Türmanca, Almanya'ya işçi göçüyle gelen Türklerin çocukları ve torunları arasında gelişmiş bir dil olarak karşımıza çıkıyor.
Almanya'da doğup büyüyen bu nesil, evde ve aile içinde Türkçe, okulda ve sosyal yaşamda ise Almanca konuşarak iki dili de akıcı bir şekilde kullanabiliyor. Bu iki dilin karışımı olan Türmanca, kendine özgü bir dil yapısına sahip.
Türmanca'da, Almanca cümle yapıları Türkçe kelimelerle veya tam tersi şekilde kullanılabiliyor.
Örneğin, "Das yemek çok gut olmuş" (Bu yemek çok iyi olmuş) veya "Ich habe bir şey zu anlatmak" (Sana bir şey anlatmak istiyorum) gibi cümleler Türmanca'nın tipik örneklerindendir.
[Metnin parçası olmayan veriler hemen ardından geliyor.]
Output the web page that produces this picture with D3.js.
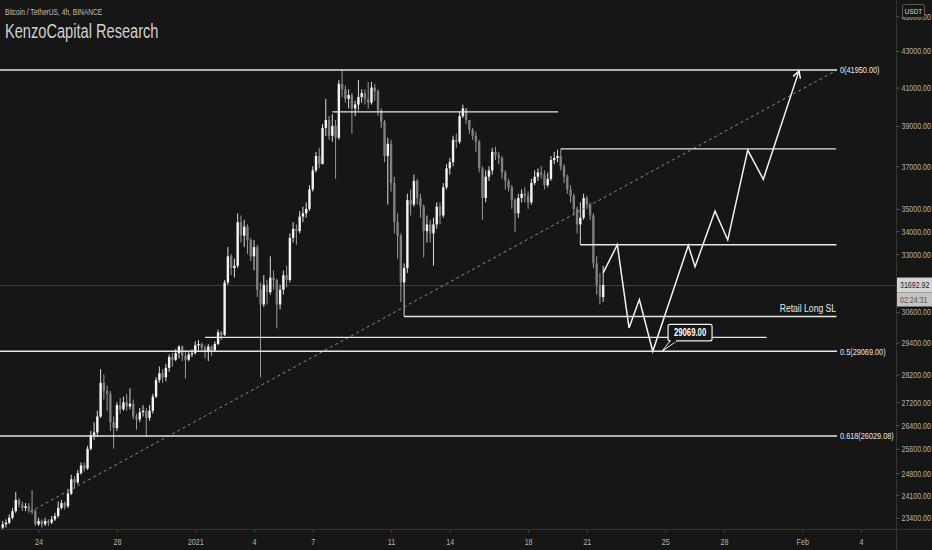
<!DOCTYPE html>
<html><head><meta charset="utf-8">
<script src="https://cdn.jsdelivr.net/npm/d3@7"></script>
<style>html,body{margin:0;padding:0;background:#161616;overflow:hidden}svg{display:block}</style>
</head><body><svg id="c" width="932" height="550"></svg>
<script>
// ---------------- data ----------------
const startTime = "2020-12-22T04:00:00Z";   // first 4h candle
const firstOpen = 23100;
const closes = [
 23200,23250,23400,23600,23950,
 23800,23700,23750,23650,23600,23200,
 23300,23200,23300,23250,23350,23450,
 23700,23850,23750,24150,24600,24500,
 24800,25050,24950,25600,26050,26150,
 26700,27900,27600,27500,26500,26300,
 27100,26950,27200,27050,27150,26700,
 26600,26850,26900,26650,26900,27400,
 28000,28250,28100,28450,28850,28750,
 29000,29250,28900,28750,28950,29000,
 29300,29350,29200,29050,29250,29100,
 29350,29800,29700,31800,32900,32400,
 32500,34400,33800,34200,33600,32900,
 33300,31500,30900,31700,31400,32000,
 31900,30900,31500,32100,31900,33700,
 34100,34000,34650,34800,35000,35900,
 36800,37500,37100,38900,39300,38500,
 39000,38400,41200,40900,40400,40600,
 39900,40100,40500,40700,40400,40200,
 41000,40800,39800,39200,37500,38100,
 36200,34400,33800,31800,32400,35400,
 35200,36300,35500,35100,34000,34300,
 33900,34300,35100,34700,36000,36900,
 37200,38300,38200,39500,39900,39300,
 38800,38500,38200,36900,35500,36500,
 36800,37700,37550,37400,36700,36300,
 36000,35400,34800,35500,35700,35600,
 35300,36200,36500,36700,36600,36100,
 36400,37300,37400,37500,37000,36500,
 35900,35600,35000,34300,34600,35500,
 35200,34700,32600,31700,31200,31692.92
];
const highs = [
 23300,23350,23500,23700,24200,
 24000,23900,23850,23850,24250,23650,
 23400,23350,23400,23350,23450,23550,
 23900,23950,23900,24300,24750,24700,
 24900,25150,25150,25700,26200,26500,
 26900,28400,28200,27800,27600,26700,
 27200,27350,27400,27500,27700,27300,
 26800,27000,27100,27000,27100,27500,
 28100,28500,28400,28600,28950,29000,
 29150,29300,29300,29100,29050,29150,
 29450,29500,29400,29300,29350,29300,
 29450,29900,29850,31900,33300,33000,
 32800,34800,34700,34500,34300,33700,
 33600,33400,31800,32100,31900,32900,
 32300,31950,31700,32300,32500,33900,
 34400,34300,34900,35100,35300,36100,
 37000,37700,37900,39100,40400,39500,
 39600,39300,41400,41950,41100,40900,
 40700,40300,41400,40900,40900,41300,
 41300,41200,40900,39900,39300,38400,
 38300,36500,34800,33900,32600,35700,
 35900,36600,36400,35700,35200,34700,
 34500,34600,35300,35300,36200,37100,
 37400,38500,38600,39700,40100,39900,
 39300,38900,38700,38300,37000,36800,
 37000,37900,37950,37700,37500,36800,
 36400,36100,35500,35700,35900,36000,
 35800,36400,36800,36900,37000,36800,
 36700,37500,37700,37800,37850,37100,
 36600,36100,35700,35100,35300,35700,
 35600,35300,34800,32900,32200,32500
];
const lows = [
 23050,23100,23200,23350,23550,
 23700,23600,23600,23550,23500,23150,
 23150,23100,23150,23150,23200,23300,
 23400,23650,23650,23700,24100,24300,
 24450,24750,24850,24900,25550,25900,
 26000,26650,27300,26900,26200,25600,
 26200,26800,26900,26900,26950,26600,
 26250,26500,26700,26000,26550,26800,
 27350,27900,27900,27950,28300,28500,
 28700,28800,28700,28050,28700,28850,
 28950,29100,29050,28800,28700,28900,
 29050,29300,29500,29650,31700,32100,
 32000,32400,33500,33300,33000,32700,
 32300,31200,28100,30800,30900,31300,
 31500,29950,30700,31300,31600,31800,
 33500,33400,33900,34400,34600,34900,
 35800,36700,36900,37100,38500,38300,
 38200,36400,38300,40500,40200,39900,
 38600,39500,39800,40200,40100,39900,
 40100,40300,39500,38900,37200,35200,
 35800,33900,32800,31000,30420,32200,
 34700,35100,35200,34600,32850,33500,
 33500,32500,34100,34300,34600,35900,
 36600,37000,37900,38100,39400,39100,
 38600,38300,37700,36700,34500,35300,
 36300,36600,37300,37100,36400,35900,
 35800,35000,33950,34600,35300,35300,
 35000,35200,36100,36300,36400,35900,
 36000,36300,37100,37200,36800,36200,
 35700,35300,34700,33900,33400,34500,
 35000,34500,32400,31300,30900,31000
];
const lastPrice = 31692.92;
const countdown = "02:24:31";
const priceTicks = [45000,43000,41000,39000,37000,35000,34000,33000,30600,29400,28200,27200,26400,25600,24800,24100,23400];
const dateTicks = ["2020-12-24","2020-12-28","2021-01-01","2021-01-04","2021-01-07","2021-01-11","2021-01-14","2021-01-18","2021-01-21","2021-01-25","2021-01-28","2021-02-01","2021-02-04"];
const dateTickLabels = ["24","28","2021","4","7","11","14","18","21","25","28","Feb","4"];
// horizontal drawings: from, to, price, label
const levelFrom = ["2020-12-21T12:00Z","2021-01-08T00:00Z","2021-01-19T16:00Z","2021-01-20T16:00Z","2021-01-11T16:00Z","2021-01-01T12:00Z","2020-12-21T12:00Z","2020-12-21T12:00Z"];
const levelTo   = ["2021-02-02T18:40Z","2021-01-19T12:45Z","2021-02-02T17:30Z","2021-02-02T18:00Z","2021-02-02T18:00Z","2021-01-30T04:20Z","2021-02-02T18:40Z","2021-02-02T18:40Z"];
const levelPrice = [41950,39720,37850,33400,30420,29600,29069,26029.08];
const levelLabel = ["0(41950.00)","","","","","","0.5(29069.00)","0.618(26029.08)"];
// dashed trend line
const trendTimes = ["2020-12-23T13:30Z","2021-02-02T18:40Z"];
const trendPrices = [23580,41950];
// projected path
const pathTimes = ["2021-01-21T20:00Z","2021-01-22T13:20Z","2021-01-23T03:40Z","2021-01-23T16:20Z","2021-01-24T08:45Z","2021-01-26T04:20Z","2021-01-26T12:35Z","2021-01-27T13:05Z","2021-01-28T04:40Z","2021-01-29T05:10Z","2021-01-30T00:15Z","2021-01-31T20:00Z"];
const pathPrices = [32200,33400,29970,31100,29069,33370,32460,34900,33610,37790,36380,41900];
const calloutTime = "2021-01-24T20:10Z", calloutPrice = 29069, calloutText = "29069.00";
const slLabel = "Retail Long SL", slLabelTime = "2021-02-02T17:30Z", slPrice = 30420;

// ---------------- chart ----------------
const W = 932, H = 550, plotR = 896, plotB = 529;
const svg = d3.select("#c");
const FONT = "'Liberation Sans','DejaVu Sans',sans-serif";
const SQ = 0.77; // horizontal squeeze to mimic the condensed chart font
// condense a text horizontally with a real transform (keeps its anchor point)
function condense(sel, f){
  sel.each(function(){
    const t = d3.select(this);
    const x0 = +t.attr("x") || 0;
    t.attr("x", x0/f).attr("transform", `scale(${f},1)`);
  });
  return sel;
}

svg.append("rect").attr("width",W).attr("height",H).attr("fill","#161616");

const x = d3.scaleUtc().domain([new Date("2020-12-24T00:00:00Z"), new Date("2021-02-04T00:00:00Z")]).range([38.6, 861]);
const y = d3.scaleLog().domain([23400, 43000]).range([517.7, 51]);

svg.append("defs").append("clipPath").attr("id","plot").append("rect").attr("x",0).attr("y",0).attr("width",plotR).attr("height",plotB);
const g = svg.append("g").attr("clip-path","url(#plot)");

// last price line
g.append("line").attr("x1",0).attr("x2",plotR).attr("y1",Math.round(y(lastPrice))+0.5).attr("y2",Math.round(y(lastPrice))+0.5)
  .attr("stroke","#3c3c3c").attr("stroke-width",1);

// candles
const t0 = new Date(startTime).getTime();
const candles = closes.map((c,i)=>{
  const o = i===0 ? firstOpen : closes[i-1];
  return {t:new Date(t0 + i*4*3600e3), o, c, h:Math.max(highs[i],o,c), l:Math.min(lows[i],o,c)};
});
const cg = g.append("g");
cg.selectAll("line.w").data(candles).join("line").attr("class","w")
  .attr("x1",d=>x(d.t)).attr("x2",d=>x(d.t)).attr("y1",d=>y(d.h)).attr("y2",d=>y(d.l))
  .attr("stroke",d=>d.c>=d.o?"#d9d9d9":"#9a9a9a").attr("stroke-width",1);
cg.selectAll("rect.b").data(candles).join("rect").attr("class","b")
  .attr("x",d=>x(d.t)-1.2).attr("width",2.4)
  .attr("y",d=>y(Math.max(d.o,d.c))).attr("height",d=>Math.max(1,Math.abs(y(d.o)-y(d.c))))
  .attr("fill",d=>d.c>=d.o?"#f4f4f4":"#808080");

// dashed trend line
g.append("line").attr("x1",x(new Date(trendTimes[0]))).attr("y1",y(trendPrices[0]))
  .attr("x2",x(new Date(trendTimes[1]))).attr("y2",y(trendPrices[1]))
  .attr("stroke","#8a8a8a").attr("stroke-width",1).attr("stroke-dasharray","3,3");

// horizontal levels
levelPrice.forEach((p,i)=>{
  g.append("line").attr("x1",x(new Date(levelFrom[i]))).attr("x2",x(new Date(levelTo[i])))
   .attr("y1",y(p)).attr("y2",y(p)).attr("stroke","#e6e6e6").attr("stroke-width",1.4);
});

// projected zigzag
const pts = pathTimes.map((t,i)=>[x(new Date(t)), y(pathPrices[i])]);
g.append("path").attr("d",d3.line()(pts)).attr("fill","none").attr("stroke","#f2f2f2").attr("stroke-width",1.5).attr("stroke-linejoin","miter");
{
  const [x1,y1] = pts[pts.length-2], [x2,y2] = pts[pts.length-1];
  const a = Math.atan2(y1-y2, x1-x2), L = 8, s = 0.5;
  const p1 = [x2+L*Math.cos(a+s), y2+L*Math.sin(a+s)], p2 = [x2+L*Math.cos(a-s), y2+L*Math.sin(a-s)];
  g.append("path").attr("d",d3.line()([p1,[x2,y2],p2])).attr("fill","none").attr("stroke","#f2f2f2").attr("stroke-width",1.5);
}

// level labels
levelLabel.forEach((lab,i)=>{
  if(!lab) return;
  condense(svg.append("text").attr("x",x(new Date(levelTo[i]))+3).attr("y",y(levelPrice[i])+3.2)
   .attr("fill","#e8e8e8").attr("font-family",FONT).attr("font-size",9.5).text(lab), SQ);
});
condense(svg.append("text").attr("x",x(new Date(slLabelTime))).attr("y",y(slPrice)-4).attr("text-anchor","end")
  .attr("fill","#e8e8e8").attr("font-family",FONT).attr("font-size",10.5).text(slLabel), 0.82);

// callout
{
  const px = x(new Date(calloutTime)), py = y(calloutPrice);
  const bx = px+6, by = py-27, bw = 44, bh = 16.5;
  svg.append("path").attr("d",`M${px},${py} L${bx+2},${by+bh} L${bx+9},${by+bh} Z`).attr("fill","#161616").attr("stroke","#f2f2f2").attr("stroke-width",1);
  svg.append("rect").attr("x",bx).attr("y",by).attr("width",bw).attr("height",bh).attr("rx",2)
    .attr("fill","#161616").attr("stroke","#f2f2f2").attr("stroke-width",1.2);
  svg.append("rect").attr("x",bx+2.5).attr("y",by+bh-1.5).attr("width",5.5).attr("height",3).attr("fill","#161616");
  condense(svg.append("text").attr("x",bx+bw/2).attr("y",by+12).attr("text-anchor","middle")
    .attr("fill","#ffffff").attr("font-family",FONT).attr("font-weight","bold").attr("font-size",10.5).text(calloutText), 0.74);
}

// axes frame lines
svg.append("line").attr("x1",0).attr("x2",W).attr("y1",plotB+0.5).attr("y2",plotB+0.5).attr("stroke","#333");
svg.append("line").attr("x1",plotR+0.5).attr("x2",plotR+0.5).attr("y1",0).attr("y2",H).attr("stroke","#333");

// right price axis
const ya = svg.append("g").attr("transform",`translate(${plotR+0.5},0)`)
  .call(d3.axisRight(y).tickValues(priceTicks).tickFormat(d3.format(".2f")).tickSize(3).tickPadding(2));
ya.select(".domain").remove();
ya.selectAll(".tick line").attr("stroke","#555");
condense(ya.selectAll(".tick text").attr("fill","#b4b4b4").attr("font-family",FONT).attr("font-size",9.3), 0.76);

// bottom date axis
const xa = svg.append("g").attr("transform",`translate(0,${plotB+0.5})`)
  .call(d3.axisBottom(x).tickValues(dateTicks.map(d=>new Date(d+"T00:00:00Z"))).tickFormat((d,i)=>dateTickLabels[i]).tickSize(3).tickPadding(6));
xa.select(".domain").remove();
xa.selectAll(".tick line").attr("stroke","#444");
condense(xa.selectAll(".tick text").attr("fill","#b4b4b4").attr("font-family",FONT).attr("font-size",9.3), SQ);

// USDT badge (covers the top tick label as in the original)
svg.append("rect").attr("x",902.5).attr("y",4.5).attr("width",22).attr("height",13).attr("rx",2)
  .attr("fill","#161616").attr("stroke","#5a5a5a");
condense(svg.append("text").attr("x",913.5).attr("y",14).attr("text-anchor","middle").attr("fill","#d8d8d8")
  .attr("font-family",FONT).attr("font-size",8).text("USDT"), 0.8);

// last price label + countdown
{
  const py = y(lastPrice);
  svg.append("rect").attr("x",plotR+1).attr("y",py-7.5).attr("width",36).attr("height",15).attr("fill","#d4d4d4");
  condense(svg.append("text").attr("x",plotR+4).attr("y",py+3.3).attr("fill","#222").attr("font-family",FONT).attr("font-size",9.3)
    .text(d3.format(".2f")(lastPrice)), 0.76);
  svg.append("rect").attr("x",plotR+1).attr("y",py+7.5).attr("width",36).attr("height",14).attr("fill","#c4c4c4");
  condense(svg.append("text").attr("x",plotR+4).attr("y",py+17.8).attr("fill","#555").attr("font-family",FONT).attr("font-size",9.3)
    .text(countdown), 0.76);
}

// titles
condense(svg.append("text").attr("x",5).attr("y",15).attr("fill","#c0c0c0").attr("font-family",FONT).attr("font-size",9.5)
  .text("Bitcoin / TetherUS, 4h, BINANCE"), 0.7);
condense(svg.append("text").attr("x",5).attr("y",38).attr("fill","#d0d0d0").attr("font-family",FONT).attr("font-size",19.5)
  .text("KenzoCapital Research"), 0.75);
</script></body></html>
Bu dil, özellikle gençler arasında bir aidiyet ve kimlik ifadesi olarak kullanılıyor. Kendi aralarında Türmanca konuşarak hem Almanca hem de Türk kültürüne ait olduklarını vurguluyorlar. Ayrıca, bu dil karışımı
Almanya'daki Türk toplumunun dil zenginliğini ve yaratıcılığını da gözler önüne seriyor.
Günümüzde teknolojinin ve sosyal medyanın etkisiyle, bu tür melez dillerin daha da yaygınlaşacağı öngörülüyor. Öte yandan, Almanya'daki Türk gençlerinin hem Türkçeyi hem de Almancayı doğru ve akıcı bir şekilde konuşabilmeleri, kültürel mirasın korunması açısından da büyük önem taşıyor.
Sonuç olarak, Türmanca, Almanya'daki Türk toplumunun yaşamının ayrılmaz bir parçası haline gelmiş durumda. İki kültürün buluşma noktası olan bu dil, hem zengin bir kültürel çeşitliliği yansıtıyor hem de dilin dinamik yapısını gözler önüne seriyor. Türmanca, gelecekte de bu iki kültürün birleşiminden doğan yaratıcı bir dil olarak varlığını sürdürecektir.